*Set exercise*
Print the listing from its top line through the line containing "26, 11, 7];", nothing more, and leave out the pictures.
>>>>
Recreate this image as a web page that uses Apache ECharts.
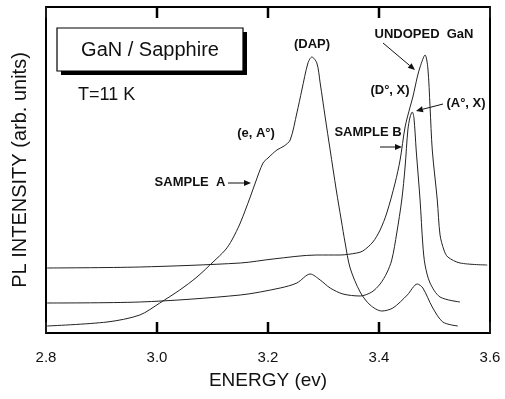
<!DOCTYPE html>
<html>
<head>
<meta charset="utf-8">
<title>GaN PL spectra</title>
<script src="https://cdn.jsdelivr.net/npm/echarts@6/dist/echarts.min.js"></script>
<style>
  html, body { margin: 0; padding: 0; background: #fff; }
  #chart { width: 505px; height: 399px; }
</style>
</head>
<body>
<div id="chart"></div>
<script>
// energy (eV) / intensity (arb. units)
var sampleAEnergy = [2.802, 2.910, 2.969, 3.005, 3.041, 3.072, 3.101, 3.123, 3.135, 3.150, 3.168, 3.177, 3.191, 3.200, 3.216, 3.229, 3.240, 3.252, 3.261, 3.272, 3.279, 3.288, 3.294, 3.303, 3.312, 3.323, 3.332, 3.339, 3.348, 3.366, 3.384, 3.405, 3.425, 3.451, 3.469, 3.479, 3.496, 3.515, 3.542];
var sampleAIntensity = [7, 11, 18, 30, 43, 56, 71, 83, 93, 110, 136, 150, 170, 175, 183, 187, 193, 220, 243, 270, 276, 270, 250, 216, 183, 143, 113, 90, 65, 41, 28, 22, 25, 38, 49, 45, 26, 11, 7];

var sampleBEnergy = [2.802, 2.969, 3.150, 3.222, 3.252, 3.276, 3.294, 3.312, 3.335, 3.366, 3.387, 3.402, 3.414, 3.423, 3.432, 3.441, 3.447, 3.452, 3.456, 3.460, 3.463, 3.467, 3.474, 3.479, 3.483, 3.492, 3.510, 3.546];
var sampleBIntensity = [30, 31, 38, 45, 50, 59, 53, 45, 39, 37, 41, 49, 60, 73, 100, 133, 166, 203, 216, 221, 215, 183, 133, 88, 68, 50, 36, 31];

var undopedEnergy = [2.802, 2.969, 3.150, 3.209, 3.288, 3.330, 3.360, 3.371, 3.389, 3.402, 3.414, 3.429, 3.438, 3.447, 3.456, 3.461, 3.469, 3.474, 3.483, 3.488, 3.492, 3.496, 3.505, 3.510, 3.517, 3.524, 3.546, 3.595];
var undopedIntensity = [65, 66, 70, 74, 78, 78, 80, 82, 91, 103, 120, 150, 173, 206, 226, 236, 256, 266, 278, 265, 226, 183, 133, 98, 83, 76, 70, 68];

// inner tick marks on top and bottom frame
var tickEnergies = [3.0, 3.2, 3.4];
var intensityMax = 326;
var tickLen = 11;

function pairs(xs, ys) {
    var out = [];
    for (var i = 0; i < xs.length; i++) out.push([xs[i], ys[i]]);
    return out;
}

// little arrow: line + filled head at (x2, y2)
function arrow(x1, y1, x2, y2) {
    var a = Math.atan2(y2 - y1, x2 - x1), len = 7, w = 3;
    var bx = x2 - len * Math.cos(a), by = y2 - len * Math.sin(a);
    return [
        { type: 'line', shape: { x1: x1, y1: y1, x2: bx, y2: by }, style: { stroke: '#111', lineWidth: 1 } },
        { type: 'polygon', shape: { points: [[x2, y2],
            [bx + w * Math.sin(a), by - w * Math.cos(a)],
            [bx - w * Math.sin(a), by + w * Math.cos(a)]] }, style: { fill: '#111' } }
    ];
}

function label(txt, x, y) {
    return { type: 'text', x: x, y: y, style: { text: txt, align: 'center', verticalAlign: 'middle',
        font: 'bold 13px "Liberation Sans", Arial, sans-serif', fill: '#111' } };
}

var sans = '"Liberation Sans", Arial, sans-serif';
var graphics = [
    { type: 'rect', shape: { x: 61, y: 32, width: 186, height: 43 }, style: { fill: '#000' } },
    { type: 'rect', shape: { x: 57, y: 28, width: 186, height: 43 }, style: { fill: '#fff', stroke: '#000', lineWidth: 1.2 } },
    { type: 'text', x: 150, y: 50, style: { text: 'GaN / Sapphire', align: 'center', verticalAlign: 'middle', font: '20px ' + sans, fill: '#111' } },
    { type: 'text', x: 78, y: 95, style: { text: 'T=11 K', align: 'left', verticalAlign: 'middle', font: '18px ' + sans, fill: '#111' } },
    label('(DAP)', 312, 44),
    label('(e, A°)', 256, 133),
    label('SAMPLE  A', 190, 182),
    label('UNDOPED  GaN', 424, 34),
    label('(D°, X)', 390, 90),
    label('(A°, X)', 466, 103),
    label('SAMPLE B', 368, 132)
].concat(arrow(228, 183, 251, 183), arrow(383, 43, 415, 70), arrow(443, 104, 416, 111), arrow(380, 147, 402, 147));

var lineStyle = { color: '#222', width: 1 };
var frame = { show: true, onZero: false, lineStyle: { color: '#000', width: 2 } };

var option = {
    animation: false,
    grid: { left: 46, right: 15, top: 7, bottom: 66 },
    xAxis: [{
        type: 'value', position: 'bottom', min: 2.8, max: 3.6, interval: 0.2,
        name: 'ENERGY (ev)', nameLocation: 'middle', nameGap: 38,
        nameTextStyle: { fontFamily: sans, fontSize: 19, color: '#111' },
        axisLine: frame,
        axisTick: { show: true, inside: true, length: tickLen, lineStyle: { color: '#1a1a1a', width: 2 } },
        axisLabel: { fontFamily: sans, fontSize: 15, color: '#111', margin: 17,
            formatter: function (v) { return v.toFixed(1); } },
        splitLine: { show: false }
    }, {
        type: 'value', position: 'top', min: 2.8, max: 3.6, interval: 0.2,
        axisLine: frame,
        axisTick: { show: true, inside: true, length: tickLen, lineStyle: { color: '#1a1a1a', width: 2 } },
        axisLabel: { show: false },
        splitLine: { show: false }
    }],
    yAxis: [{
        type: 'value', position: 'left', min: 0, max: intensityMax,
        name: 'PL INTENSITY (arb. units)', nameLocation: 'middle', nameGap: 16,
        nameTextStyle: { fontFamily: sans, fontSize: 20, color: '#111' },
        axisLine: frame, axisTick: { show: false },
        axisLabel: { show: false }, splitLine: { show: false }
    }, {
        type: 'value', position: 'right', min: 0, max: intensityMax,
        axisLine: frame, axisTick: { show: false },
        axisLabel: { show: false }, splitLine: { show: false }
    }],
    series: [
        { name: 'Sample A', type: 'line', data: pairs(sampleAEnergy, sampleAIntensity), showSymbol: false, smooth: 0.3, lineStyle: lineStyle },
        { name: 'Sample B', type: 'line', data: pairs(sampleBEnergy, sampleBIntensity), showSymbol: false, smooth: 0.3, lineStyle: lineStyle },
        { name: 'Undoped GaN', type: 'line', data: pairs(undopedEnergy, undopedIntensity), showSymbol: false, smooth: 0.3, lineStyle: lineStyle }
    ],
    graphic: graphics
};

var myChart = echarts.init(document.getElementById('chart'));
myChart.setOption(option);

// tick marks also placed through the chart's own scale, a bit heavier so they read clearly
var tickMarks = [];
tickEnergies.forEach(function (e) {
    [[0, tickLen], [intensityMax - tickLen, intensityMax]].forEach(function (span) {
        var p0 = myChart.convertToPixel({ gridIndex: 0 }, [e, span[0]]);
        var p1 = myChart.convertToPixel({ gridIndex: 0 }, [e, span[1]]);
        tickMarks.push({ type: 'line', z: 100, shape: { x1: p0[0], y1: p0[1], x2: p1[0], y2: p1[1] },
            style: { stroke: '#000', lineWidth: 2.5 } });
    });
});
myChart.setOption({ graphic: graphics.concat(tickMarks) });
</script>
</body>
</html>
<<<<
*Answer to this problem*
Recreate this image as a web page that uses Apache ECharts.
<!DOCTYPE html>
<html>
<head>
<meta charset="utf-8">
<title>GaN PL spectra</title>
<script src="https://cdn.jsdelivr.net/npm/echarts@6/dist/echarts.min.js"></script>
<style>
  html, body { margin: 0; padding: 0; background: #fff; }
  #chart { width: 505px; height: 399px; }
</style>
</head>
<body>
<div id="chart"></div>
<script>
// energy (eV) / intensity (arb. units)
var sampleAEnergy = [2.802, 2.910, 2.969, 3.005, 3.041, 3.072, 3.101, 3.123, 3.135, 3.150, 3.168, 3.177, 3.191, 3.200, 3.216, 3.229, 3.240, 3.252, 3.261, 3.272, 3.279, 3.288, 3.294, 3.303, 3.312, 3.323, 3.332, 3.339, 3.348, 3.366, 3.384, 3.405, 3.425, 3.451, 3.469, 3.479, 3.496, 3.515, 3.542];
var sampleAIntensity = [7, 11, 18, 30, 43, 56, 71, 83, 93, 110, 136, 150, 170, 175, 183, 187, 193, 220, 243, 270, 276, 270, 250, 216, 183, 143, 113, 90, 65, 41, 28, 22, 25, 38, 49, 45, 26, 11, 7];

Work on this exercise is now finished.